Data entries:

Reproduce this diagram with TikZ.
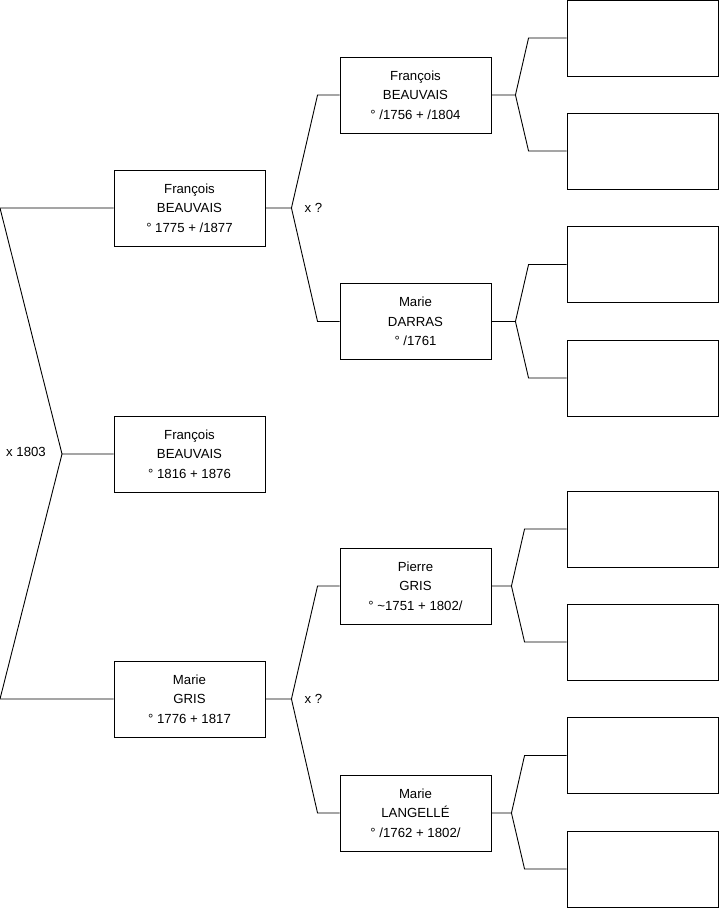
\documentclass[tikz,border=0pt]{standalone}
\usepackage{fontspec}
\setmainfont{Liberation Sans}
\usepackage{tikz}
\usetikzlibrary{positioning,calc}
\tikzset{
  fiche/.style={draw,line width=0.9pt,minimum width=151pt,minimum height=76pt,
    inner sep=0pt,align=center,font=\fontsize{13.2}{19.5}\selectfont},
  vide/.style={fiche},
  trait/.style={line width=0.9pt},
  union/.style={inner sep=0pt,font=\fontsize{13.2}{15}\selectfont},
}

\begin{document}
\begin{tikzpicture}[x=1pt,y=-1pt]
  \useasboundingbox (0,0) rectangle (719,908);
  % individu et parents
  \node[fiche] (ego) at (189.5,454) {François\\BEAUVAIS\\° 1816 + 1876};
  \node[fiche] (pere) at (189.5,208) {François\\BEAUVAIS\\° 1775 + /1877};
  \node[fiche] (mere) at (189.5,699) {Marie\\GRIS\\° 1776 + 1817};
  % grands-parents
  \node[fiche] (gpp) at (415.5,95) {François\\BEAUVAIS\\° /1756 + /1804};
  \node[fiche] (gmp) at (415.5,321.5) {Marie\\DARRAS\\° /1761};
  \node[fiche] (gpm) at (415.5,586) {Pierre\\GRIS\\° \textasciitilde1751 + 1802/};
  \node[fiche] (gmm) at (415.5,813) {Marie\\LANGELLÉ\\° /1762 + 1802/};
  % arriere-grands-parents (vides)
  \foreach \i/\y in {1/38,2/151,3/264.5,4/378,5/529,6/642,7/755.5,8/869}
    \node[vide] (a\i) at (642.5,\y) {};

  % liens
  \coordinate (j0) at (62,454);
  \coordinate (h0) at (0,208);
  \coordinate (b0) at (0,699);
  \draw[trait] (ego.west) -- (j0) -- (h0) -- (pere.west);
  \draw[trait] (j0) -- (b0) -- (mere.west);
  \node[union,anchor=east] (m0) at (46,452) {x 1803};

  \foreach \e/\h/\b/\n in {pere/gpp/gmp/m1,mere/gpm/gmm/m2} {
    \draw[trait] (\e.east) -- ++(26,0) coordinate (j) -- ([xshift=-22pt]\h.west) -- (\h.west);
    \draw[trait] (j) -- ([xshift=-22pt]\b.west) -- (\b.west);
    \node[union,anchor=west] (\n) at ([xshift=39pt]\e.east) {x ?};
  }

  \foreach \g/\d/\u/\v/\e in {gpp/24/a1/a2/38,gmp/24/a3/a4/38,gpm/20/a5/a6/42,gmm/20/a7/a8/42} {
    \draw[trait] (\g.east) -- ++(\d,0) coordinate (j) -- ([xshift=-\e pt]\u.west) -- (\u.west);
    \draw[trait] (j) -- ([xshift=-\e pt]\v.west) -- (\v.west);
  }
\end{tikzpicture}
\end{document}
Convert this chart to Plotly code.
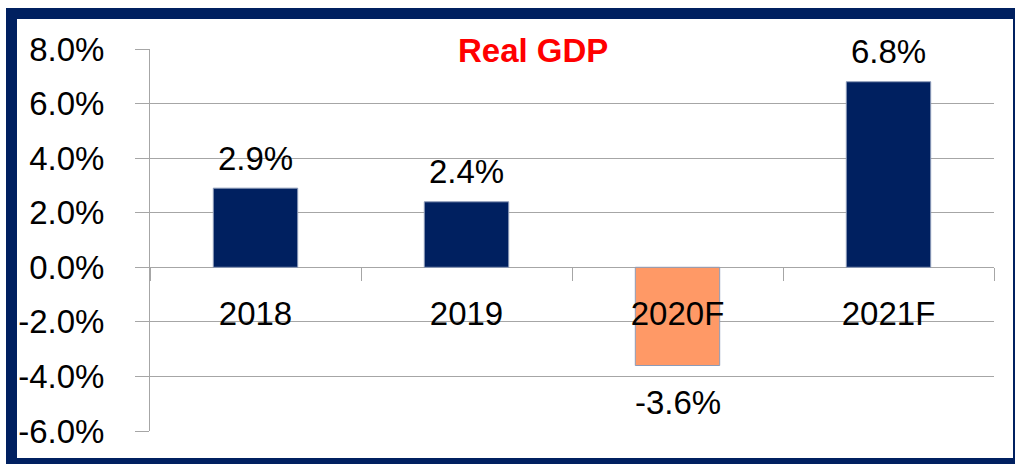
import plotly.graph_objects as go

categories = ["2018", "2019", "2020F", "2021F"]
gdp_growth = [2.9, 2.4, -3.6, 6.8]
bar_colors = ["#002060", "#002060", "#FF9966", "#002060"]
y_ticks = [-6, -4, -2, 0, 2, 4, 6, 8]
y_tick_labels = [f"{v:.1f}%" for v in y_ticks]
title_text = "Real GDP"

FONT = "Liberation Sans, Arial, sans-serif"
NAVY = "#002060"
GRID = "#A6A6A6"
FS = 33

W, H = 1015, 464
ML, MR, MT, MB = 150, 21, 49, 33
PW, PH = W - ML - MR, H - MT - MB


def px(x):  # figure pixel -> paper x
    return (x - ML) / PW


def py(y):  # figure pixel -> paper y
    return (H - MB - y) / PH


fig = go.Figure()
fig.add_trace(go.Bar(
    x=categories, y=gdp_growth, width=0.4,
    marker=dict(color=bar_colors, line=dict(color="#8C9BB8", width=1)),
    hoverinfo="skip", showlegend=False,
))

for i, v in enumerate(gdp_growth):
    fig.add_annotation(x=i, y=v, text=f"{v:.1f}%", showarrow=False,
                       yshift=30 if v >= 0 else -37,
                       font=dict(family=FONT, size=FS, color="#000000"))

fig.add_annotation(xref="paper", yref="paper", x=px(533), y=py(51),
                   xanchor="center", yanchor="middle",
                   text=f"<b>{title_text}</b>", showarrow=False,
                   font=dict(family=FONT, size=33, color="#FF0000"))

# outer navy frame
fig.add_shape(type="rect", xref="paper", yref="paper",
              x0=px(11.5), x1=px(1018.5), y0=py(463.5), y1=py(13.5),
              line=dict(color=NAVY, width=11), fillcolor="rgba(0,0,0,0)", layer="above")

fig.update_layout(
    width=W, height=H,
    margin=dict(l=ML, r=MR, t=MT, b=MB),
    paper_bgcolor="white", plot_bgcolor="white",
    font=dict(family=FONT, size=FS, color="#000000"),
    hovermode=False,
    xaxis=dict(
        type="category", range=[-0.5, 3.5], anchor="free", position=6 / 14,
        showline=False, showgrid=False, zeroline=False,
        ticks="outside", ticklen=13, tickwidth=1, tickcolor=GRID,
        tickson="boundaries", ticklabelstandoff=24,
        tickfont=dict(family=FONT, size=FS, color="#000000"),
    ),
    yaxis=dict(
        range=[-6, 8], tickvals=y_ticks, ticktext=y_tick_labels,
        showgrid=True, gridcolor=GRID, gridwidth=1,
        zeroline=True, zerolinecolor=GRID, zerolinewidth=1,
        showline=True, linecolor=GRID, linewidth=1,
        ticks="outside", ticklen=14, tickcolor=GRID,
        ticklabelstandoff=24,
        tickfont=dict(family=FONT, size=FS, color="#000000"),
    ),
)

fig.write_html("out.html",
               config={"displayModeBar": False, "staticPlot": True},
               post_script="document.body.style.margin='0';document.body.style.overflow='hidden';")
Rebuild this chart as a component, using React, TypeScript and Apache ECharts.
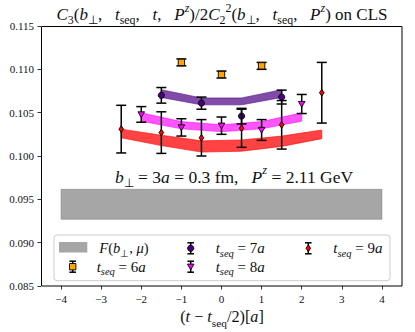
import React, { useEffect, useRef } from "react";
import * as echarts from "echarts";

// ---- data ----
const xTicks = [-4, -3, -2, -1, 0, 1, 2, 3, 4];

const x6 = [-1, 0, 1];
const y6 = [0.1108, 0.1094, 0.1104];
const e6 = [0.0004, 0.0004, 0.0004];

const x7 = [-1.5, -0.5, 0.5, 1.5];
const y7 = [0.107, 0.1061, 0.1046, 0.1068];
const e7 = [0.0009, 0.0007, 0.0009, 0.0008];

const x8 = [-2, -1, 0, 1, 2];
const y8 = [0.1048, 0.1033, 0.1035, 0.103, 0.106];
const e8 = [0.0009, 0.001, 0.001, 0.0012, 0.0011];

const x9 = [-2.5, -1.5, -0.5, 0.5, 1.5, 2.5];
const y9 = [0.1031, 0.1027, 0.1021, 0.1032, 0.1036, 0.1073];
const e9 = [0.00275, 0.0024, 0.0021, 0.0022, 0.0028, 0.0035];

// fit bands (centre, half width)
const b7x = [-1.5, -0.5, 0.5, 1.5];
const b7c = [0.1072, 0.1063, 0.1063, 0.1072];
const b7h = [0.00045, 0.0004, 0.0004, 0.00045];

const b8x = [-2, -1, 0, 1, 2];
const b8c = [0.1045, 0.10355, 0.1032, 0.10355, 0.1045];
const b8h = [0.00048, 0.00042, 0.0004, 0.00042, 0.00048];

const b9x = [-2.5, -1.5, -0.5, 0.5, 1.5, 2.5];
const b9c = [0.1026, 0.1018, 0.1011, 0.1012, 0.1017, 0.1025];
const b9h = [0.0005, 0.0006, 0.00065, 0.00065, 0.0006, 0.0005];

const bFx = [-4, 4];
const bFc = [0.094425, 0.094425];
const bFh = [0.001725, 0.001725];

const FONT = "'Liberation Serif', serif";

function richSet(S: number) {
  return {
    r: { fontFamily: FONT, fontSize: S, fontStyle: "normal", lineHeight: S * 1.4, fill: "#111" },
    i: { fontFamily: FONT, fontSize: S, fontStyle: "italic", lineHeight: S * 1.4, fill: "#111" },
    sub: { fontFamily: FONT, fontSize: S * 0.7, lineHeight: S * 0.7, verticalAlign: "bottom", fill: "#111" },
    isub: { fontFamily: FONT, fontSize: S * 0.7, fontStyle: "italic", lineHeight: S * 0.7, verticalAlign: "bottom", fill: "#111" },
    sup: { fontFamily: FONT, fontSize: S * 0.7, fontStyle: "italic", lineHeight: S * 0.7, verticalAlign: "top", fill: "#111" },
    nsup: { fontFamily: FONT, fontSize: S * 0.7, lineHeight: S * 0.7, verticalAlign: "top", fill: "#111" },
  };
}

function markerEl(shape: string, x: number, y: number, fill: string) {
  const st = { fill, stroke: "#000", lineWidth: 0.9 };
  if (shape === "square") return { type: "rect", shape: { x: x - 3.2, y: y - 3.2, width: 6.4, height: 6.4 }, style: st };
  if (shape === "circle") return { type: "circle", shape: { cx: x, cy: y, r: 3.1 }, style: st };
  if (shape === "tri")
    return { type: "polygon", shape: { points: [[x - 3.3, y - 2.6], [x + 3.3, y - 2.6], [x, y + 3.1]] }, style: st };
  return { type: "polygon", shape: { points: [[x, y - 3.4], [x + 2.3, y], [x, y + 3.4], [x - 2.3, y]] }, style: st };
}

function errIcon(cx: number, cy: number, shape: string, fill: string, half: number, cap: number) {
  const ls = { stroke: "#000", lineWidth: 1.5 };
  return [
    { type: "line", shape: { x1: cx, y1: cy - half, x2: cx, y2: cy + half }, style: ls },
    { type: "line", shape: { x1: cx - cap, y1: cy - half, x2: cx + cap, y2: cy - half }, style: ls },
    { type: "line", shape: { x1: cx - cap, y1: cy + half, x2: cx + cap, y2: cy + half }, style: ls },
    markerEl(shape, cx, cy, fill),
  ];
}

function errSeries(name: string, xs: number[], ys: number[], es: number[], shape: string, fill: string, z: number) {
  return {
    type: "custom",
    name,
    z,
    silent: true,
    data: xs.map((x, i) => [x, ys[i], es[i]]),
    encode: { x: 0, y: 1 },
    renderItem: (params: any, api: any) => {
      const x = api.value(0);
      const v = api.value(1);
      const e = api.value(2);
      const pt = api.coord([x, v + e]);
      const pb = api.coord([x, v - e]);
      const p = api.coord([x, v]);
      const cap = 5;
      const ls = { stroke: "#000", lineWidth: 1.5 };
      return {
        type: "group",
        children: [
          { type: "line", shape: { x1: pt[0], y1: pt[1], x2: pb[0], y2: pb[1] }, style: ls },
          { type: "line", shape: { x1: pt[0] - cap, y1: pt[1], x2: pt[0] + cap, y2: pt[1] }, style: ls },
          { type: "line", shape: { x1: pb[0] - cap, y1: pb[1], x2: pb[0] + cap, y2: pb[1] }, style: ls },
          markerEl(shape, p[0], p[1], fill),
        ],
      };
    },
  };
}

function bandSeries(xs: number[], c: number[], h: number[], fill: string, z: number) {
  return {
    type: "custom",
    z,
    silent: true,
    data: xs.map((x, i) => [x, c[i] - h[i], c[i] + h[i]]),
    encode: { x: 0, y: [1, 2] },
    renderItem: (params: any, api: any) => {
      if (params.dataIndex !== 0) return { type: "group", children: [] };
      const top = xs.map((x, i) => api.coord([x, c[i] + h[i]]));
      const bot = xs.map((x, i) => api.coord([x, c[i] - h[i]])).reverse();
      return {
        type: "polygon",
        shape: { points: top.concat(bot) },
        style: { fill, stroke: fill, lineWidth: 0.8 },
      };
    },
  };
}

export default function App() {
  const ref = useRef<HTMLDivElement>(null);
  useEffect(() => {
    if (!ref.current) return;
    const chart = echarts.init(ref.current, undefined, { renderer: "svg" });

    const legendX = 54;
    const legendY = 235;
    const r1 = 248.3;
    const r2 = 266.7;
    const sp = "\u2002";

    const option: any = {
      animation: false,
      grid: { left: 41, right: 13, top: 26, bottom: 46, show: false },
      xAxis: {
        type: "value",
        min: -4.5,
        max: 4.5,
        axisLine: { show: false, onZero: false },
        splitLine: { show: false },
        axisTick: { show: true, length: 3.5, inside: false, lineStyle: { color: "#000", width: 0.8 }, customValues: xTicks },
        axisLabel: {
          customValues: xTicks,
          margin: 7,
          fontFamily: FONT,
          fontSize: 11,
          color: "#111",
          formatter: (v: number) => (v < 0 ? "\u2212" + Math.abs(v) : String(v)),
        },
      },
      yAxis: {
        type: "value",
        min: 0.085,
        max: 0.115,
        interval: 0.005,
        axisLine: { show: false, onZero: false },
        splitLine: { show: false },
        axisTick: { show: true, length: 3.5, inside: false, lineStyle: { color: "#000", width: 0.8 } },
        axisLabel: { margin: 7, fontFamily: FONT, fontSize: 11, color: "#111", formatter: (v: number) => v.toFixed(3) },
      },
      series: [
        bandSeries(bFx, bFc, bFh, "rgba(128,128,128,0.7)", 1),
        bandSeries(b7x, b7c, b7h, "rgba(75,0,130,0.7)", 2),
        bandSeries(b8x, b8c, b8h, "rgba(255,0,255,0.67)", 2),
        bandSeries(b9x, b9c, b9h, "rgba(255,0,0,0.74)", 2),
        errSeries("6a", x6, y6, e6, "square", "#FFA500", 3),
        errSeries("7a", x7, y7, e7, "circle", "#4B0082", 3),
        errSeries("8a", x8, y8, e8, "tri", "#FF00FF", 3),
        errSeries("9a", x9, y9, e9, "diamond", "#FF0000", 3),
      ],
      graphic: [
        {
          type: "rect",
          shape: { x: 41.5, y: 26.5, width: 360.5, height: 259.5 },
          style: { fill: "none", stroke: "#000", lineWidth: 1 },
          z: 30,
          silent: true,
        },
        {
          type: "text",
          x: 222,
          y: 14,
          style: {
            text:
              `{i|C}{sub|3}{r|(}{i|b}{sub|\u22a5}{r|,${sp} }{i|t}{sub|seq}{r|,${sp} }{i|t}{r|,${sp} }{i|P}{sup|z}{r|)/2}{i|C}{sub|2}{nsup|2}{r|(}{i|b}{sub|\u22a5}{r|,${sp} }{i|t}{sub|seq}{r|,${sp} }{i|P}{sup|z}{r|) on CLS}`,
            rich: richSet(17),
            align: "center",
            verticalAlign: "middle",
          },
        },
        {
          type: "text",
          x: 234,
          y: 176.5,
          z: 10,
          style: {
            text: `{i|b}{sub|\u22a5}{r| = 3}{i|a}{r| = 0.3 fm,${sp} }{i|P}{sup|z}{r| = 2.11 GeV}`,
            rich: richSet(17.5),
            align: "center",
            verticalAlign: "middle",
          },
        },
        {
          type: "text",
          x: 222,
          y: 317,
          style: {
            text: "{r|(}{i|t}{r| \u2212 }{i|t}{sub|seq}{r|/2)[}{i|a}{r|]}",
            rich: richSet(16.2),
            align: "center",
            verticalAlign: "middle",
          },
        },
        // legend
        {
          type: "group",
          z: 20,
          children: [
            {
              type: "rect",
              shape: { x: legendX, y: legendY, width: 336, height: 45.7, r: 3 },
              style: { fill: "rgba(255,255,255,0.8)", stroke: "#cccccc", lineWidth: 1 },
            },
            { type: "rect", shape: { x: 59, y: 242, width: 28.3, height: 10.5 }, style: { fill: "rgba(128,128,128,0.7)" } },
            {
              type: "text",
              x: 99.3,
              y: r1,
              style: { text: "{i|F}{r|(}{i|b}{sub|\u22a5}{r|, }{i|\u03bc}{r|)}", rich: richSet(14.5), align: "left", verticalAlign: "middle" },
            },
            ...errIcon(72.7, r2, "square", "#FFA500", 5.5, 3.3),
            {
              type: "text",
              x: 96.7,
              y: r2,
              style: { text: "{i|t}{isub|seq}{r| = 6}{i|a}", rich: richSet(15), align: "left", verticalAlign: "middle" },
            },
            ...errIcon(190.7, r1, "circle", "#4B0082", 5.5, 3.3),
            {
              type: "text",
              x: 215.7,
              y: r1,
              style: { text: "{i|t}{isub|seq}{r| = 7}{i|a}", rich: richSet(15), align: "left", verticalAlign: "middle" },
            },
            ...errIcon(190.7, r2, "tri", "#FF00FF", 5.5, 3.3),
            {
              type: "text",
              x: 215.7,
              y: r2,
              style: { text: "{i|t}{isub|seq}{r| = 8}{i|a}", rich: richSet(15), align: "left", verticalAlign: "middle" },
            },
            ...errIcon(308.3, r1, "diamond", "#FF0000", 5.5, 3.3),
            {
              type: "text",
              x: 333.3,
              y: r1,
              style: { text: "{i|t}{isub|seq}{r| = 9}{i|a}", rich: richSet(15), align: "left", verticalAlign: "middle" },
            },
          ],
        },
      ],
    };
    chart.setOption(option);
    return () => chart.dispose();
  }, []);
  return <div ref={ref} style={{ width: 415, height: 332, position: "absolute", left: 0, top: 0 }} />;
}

The exercise: Which lines contain the word "React"? Copy each of them.

Result of the exercise:
Rebuild this chart as a component, using React, TypeScript and Apache ECharts.
import React, { useEffect, useRef } from "react";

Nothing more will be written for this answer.